## Working data
___

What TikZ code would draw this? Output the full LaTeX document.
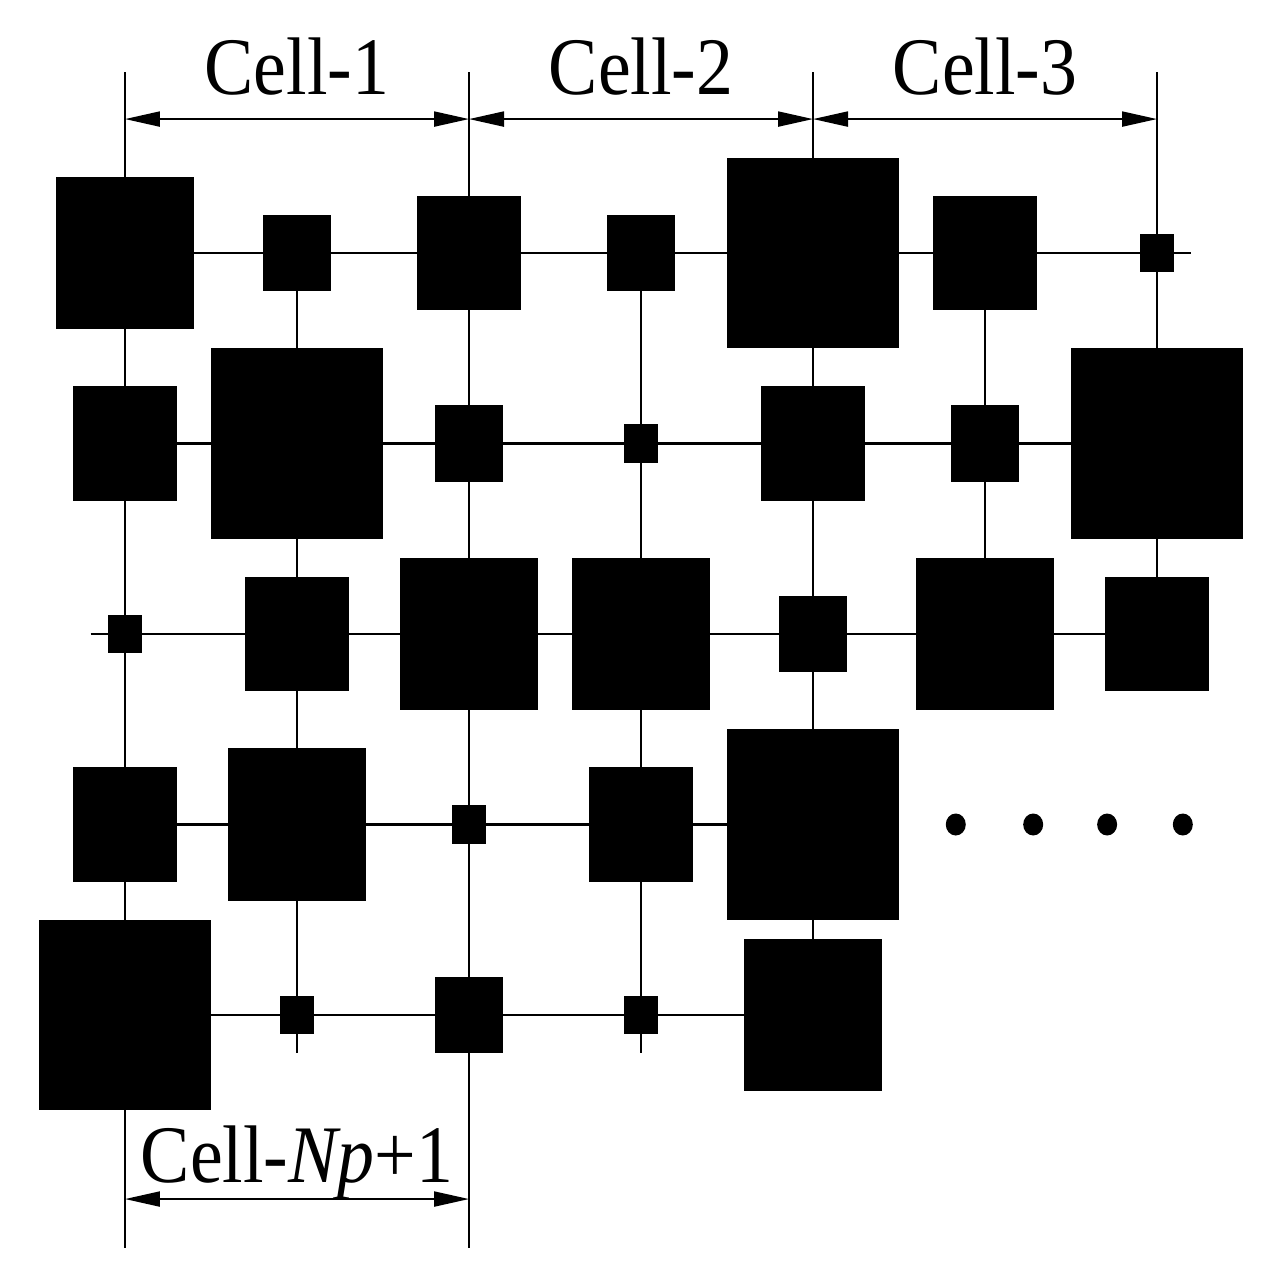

___

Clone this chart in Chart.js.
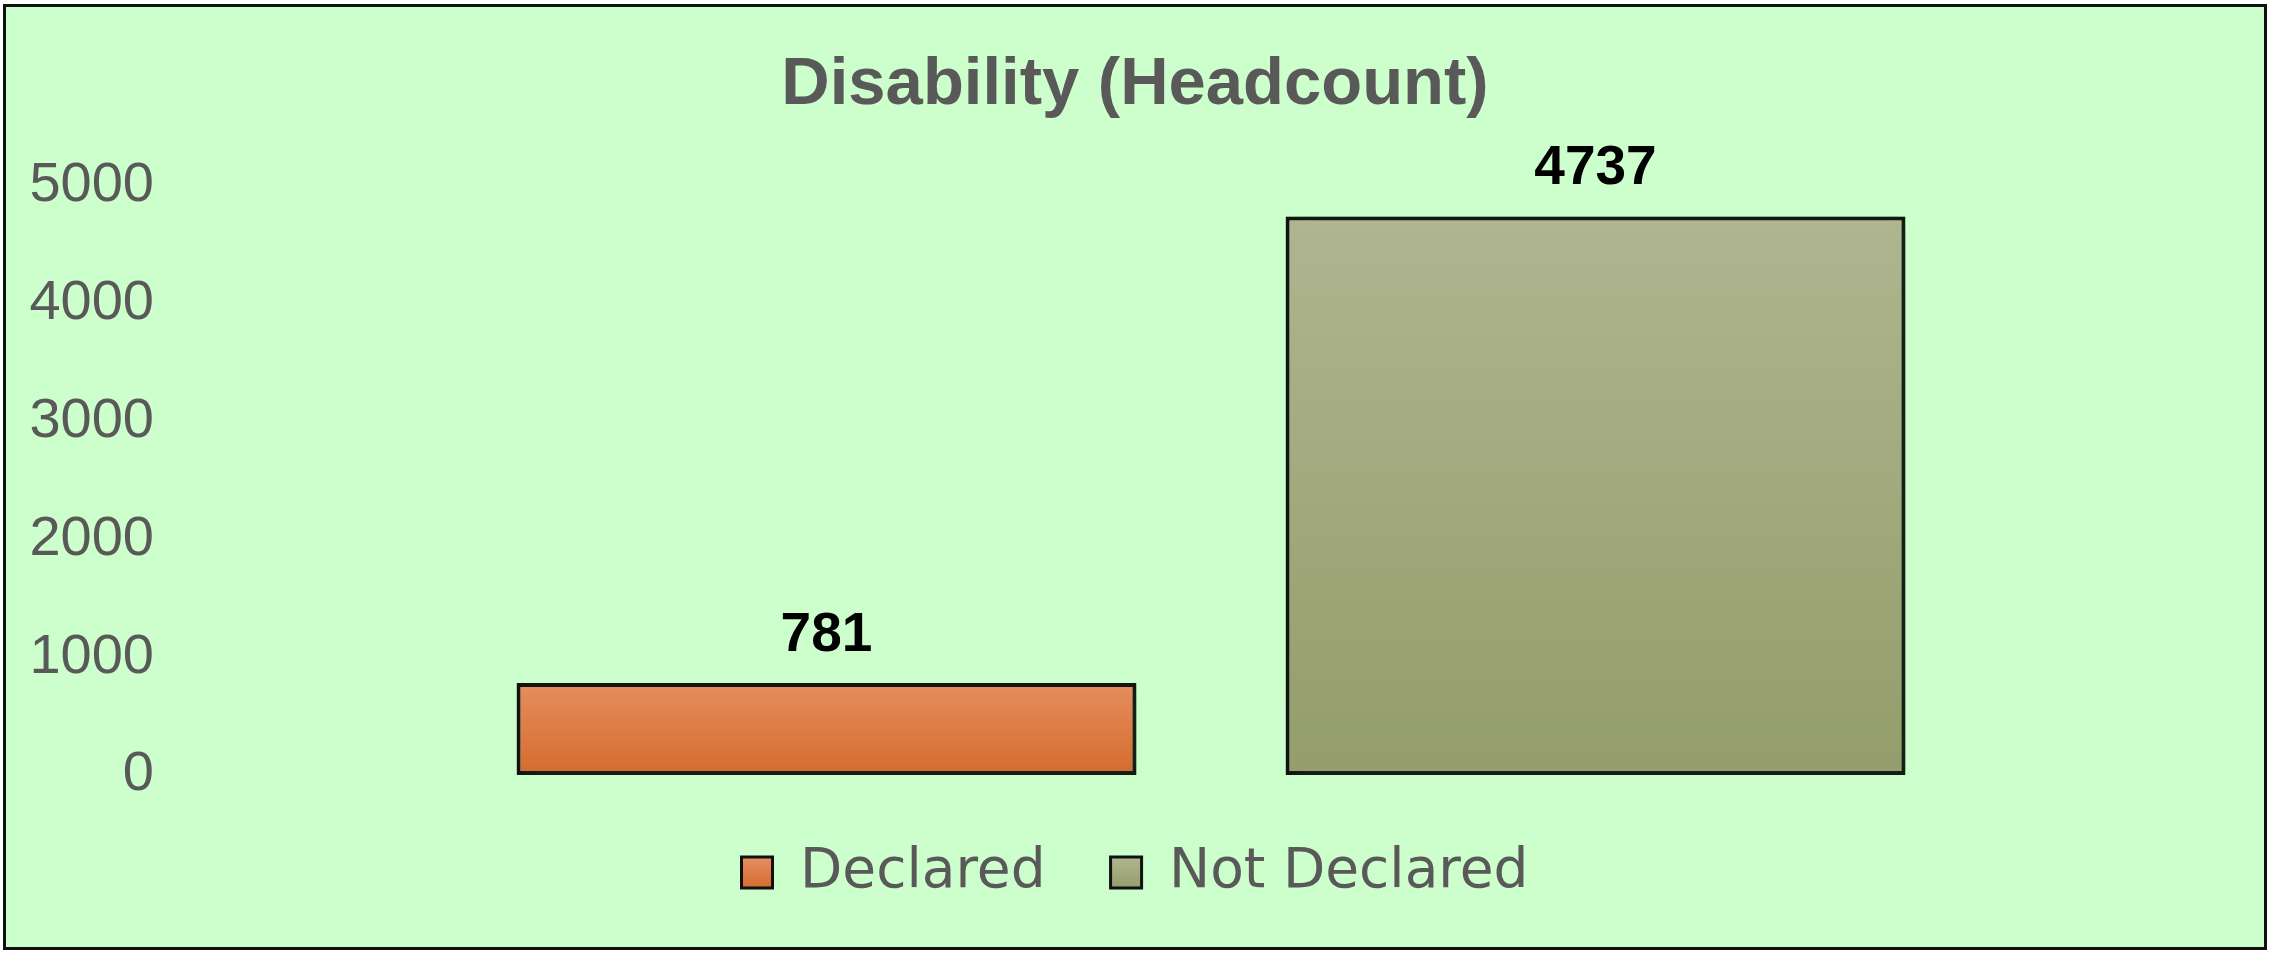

___

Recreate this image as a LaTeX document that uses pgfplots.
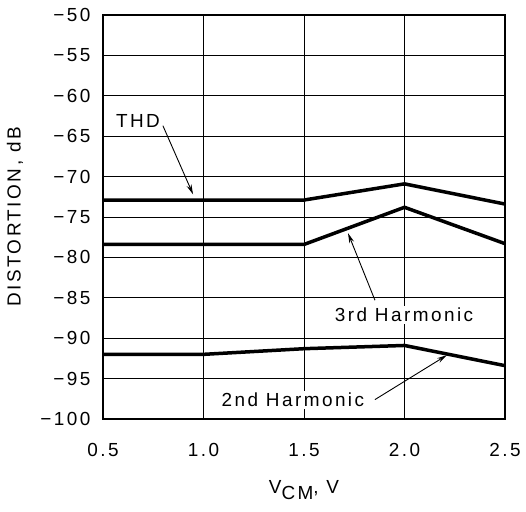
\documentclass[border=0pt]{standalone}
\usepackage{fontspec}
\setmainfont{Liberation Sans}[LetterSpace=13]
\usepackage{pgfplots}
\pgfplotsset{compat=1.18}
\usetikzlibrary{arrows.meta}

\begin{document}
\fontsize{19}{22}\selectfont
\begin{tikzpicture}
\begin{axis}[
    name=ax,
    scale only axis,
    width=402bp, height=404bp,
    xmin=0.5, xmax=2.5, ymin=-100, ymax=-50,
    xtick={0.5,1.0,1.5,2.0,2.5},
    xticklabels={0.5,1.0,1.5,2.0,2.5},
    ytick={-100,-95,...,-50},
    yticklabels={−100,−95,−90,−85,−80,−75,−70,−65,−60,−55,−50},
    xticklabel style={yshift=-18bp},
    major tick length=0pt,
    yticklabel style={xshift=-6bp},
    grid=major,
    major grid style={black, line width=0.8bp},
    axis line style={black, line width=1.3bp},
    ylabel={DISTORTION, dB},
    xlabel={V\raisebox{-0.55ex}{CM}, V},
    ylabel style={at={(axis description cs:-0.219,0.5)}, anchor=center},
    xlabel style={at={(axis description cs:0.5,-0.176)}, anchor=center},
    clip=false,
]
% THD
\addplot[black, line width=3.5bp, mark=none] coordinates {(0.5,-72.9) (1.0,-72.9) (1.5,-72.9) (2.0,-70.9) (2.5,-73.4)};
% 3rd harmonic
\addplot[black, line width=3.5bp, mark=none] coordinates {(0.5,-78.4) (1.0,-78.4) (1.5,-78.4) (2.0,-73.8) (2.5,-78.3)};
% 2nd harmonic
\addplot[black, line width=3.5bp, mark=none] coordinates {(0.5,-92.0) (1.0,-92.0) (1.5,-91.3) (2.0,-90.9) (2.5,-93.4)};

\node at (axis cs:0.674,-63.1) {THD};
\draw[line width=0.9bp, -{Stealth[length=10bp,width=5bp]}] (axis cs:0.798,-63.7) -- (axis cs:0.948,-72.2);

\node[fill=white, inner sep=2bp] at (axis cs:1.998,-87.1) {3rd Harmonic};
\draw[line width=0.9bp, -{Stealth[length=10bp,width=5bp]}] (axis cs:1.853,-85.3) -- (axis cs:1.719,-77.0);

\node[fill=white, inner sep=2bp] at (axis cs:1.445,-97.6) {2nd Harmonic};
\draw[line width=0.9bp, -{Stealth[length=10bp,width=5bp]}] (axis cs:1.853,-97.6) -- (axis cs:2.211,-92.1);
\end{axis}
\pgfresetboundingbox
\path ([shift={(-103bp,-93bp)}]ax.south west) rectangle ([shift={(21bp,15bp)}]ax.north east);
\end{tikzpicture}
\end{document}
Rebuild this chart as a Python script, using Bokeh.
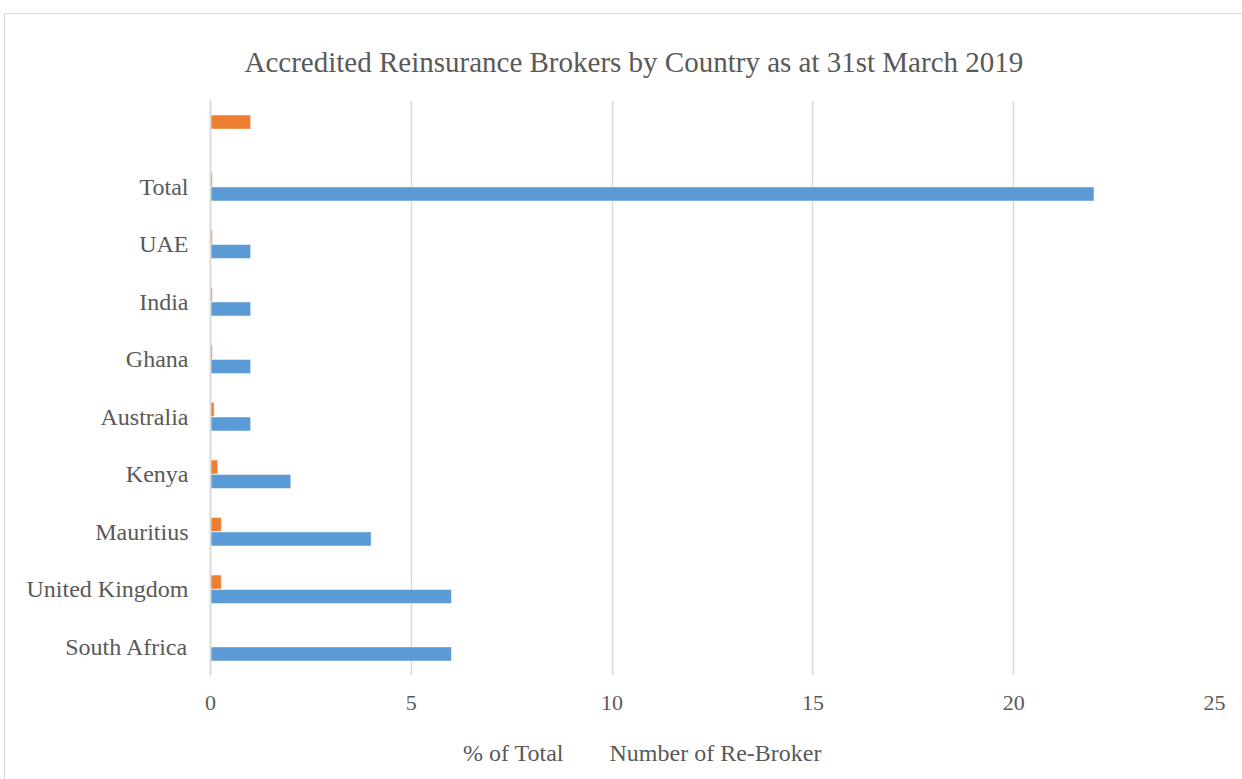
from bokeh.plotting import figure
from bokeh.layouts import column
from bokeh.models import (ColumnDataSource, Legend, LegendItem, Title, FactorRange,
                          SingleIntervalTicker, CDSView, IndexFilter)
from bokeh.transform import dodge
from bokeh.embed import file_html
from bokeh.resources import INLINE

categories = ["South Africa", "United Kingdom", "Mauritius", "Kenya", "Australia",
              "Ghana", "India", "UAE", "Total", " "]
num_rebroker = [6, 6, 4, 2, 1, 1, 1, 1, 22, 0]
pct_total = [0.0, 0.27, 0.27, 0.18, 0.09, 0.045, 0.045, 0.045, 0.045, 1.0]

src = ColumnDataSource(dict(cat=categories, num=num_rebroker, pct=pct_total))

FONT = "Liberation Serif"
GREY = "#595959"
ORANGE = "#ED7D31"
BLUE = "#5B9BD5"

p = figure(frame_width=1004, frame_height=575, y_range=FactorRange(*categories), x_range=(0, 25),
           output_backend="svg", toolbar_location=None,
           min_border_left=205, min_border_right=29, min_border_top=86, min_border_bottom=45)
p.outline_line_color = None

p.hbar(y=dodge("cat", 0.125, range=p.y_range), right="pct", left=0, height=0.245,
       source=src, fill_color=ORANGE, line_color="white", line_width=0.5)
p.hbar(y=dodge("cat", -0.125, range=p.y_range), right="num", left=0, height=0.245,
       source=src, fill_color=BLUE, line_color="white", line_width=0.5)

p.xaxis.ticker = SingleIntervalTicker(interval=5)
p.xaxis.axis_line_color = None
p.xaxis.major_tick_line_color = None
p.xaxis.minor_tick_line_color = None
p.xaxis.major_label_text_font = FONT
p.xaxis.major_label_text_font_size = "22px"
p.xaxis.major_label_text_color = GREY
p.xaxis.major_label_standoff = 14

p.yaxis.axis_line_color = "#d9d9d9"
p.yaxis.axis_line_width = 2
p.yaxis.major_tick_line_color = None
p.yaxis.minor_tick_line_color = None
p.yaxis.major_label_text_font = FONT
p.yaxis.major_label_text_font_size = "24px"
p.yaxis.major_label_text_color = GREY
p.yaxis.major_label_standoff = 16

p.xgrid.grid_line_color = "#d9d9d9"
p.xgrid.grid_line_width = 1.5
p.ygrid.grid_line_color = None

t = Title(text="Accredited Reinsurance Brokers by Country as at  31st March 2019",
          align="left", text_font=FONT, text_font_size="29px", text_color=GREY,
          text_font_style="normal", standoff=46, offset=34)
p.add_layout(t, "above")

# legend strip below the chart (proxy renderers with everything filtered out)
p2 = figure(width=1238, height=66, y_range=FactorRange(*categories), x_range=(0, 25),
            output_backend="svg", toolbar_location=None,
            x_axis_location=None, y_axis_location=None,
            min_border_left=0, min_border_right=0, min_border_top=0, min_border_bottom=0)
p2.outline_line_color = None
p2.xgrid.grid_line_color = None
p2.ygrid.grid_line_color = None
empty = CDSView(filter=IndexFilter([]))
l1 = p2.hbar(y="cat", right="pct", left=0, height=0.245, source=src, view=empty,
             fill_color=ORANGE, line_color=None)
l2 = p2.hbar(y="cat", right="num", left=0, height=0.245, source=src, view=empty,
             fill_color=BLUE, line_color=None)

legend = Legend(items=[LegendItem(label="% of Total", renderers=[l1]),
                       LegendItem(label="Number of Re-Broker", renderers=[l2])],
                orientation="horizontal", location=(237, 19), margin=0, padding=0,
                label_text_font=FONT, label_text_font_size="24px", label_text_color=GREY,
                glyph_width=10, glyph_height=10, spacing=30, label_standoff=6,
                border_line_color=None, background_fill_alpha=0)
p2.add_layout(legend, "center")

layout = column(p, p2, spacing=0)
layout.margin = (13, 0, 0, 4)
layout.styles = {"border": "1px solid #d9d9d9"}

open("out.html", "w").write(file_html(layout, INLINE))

___

## Exercise directions
Copy each line from the records above that includes the string "chart".

## Full response
Clone this chart in Chart.js.
Rebuild this chart as a Python script, using Bokeh.
# legend strip below the chart (proxy renderers with everything filtered out)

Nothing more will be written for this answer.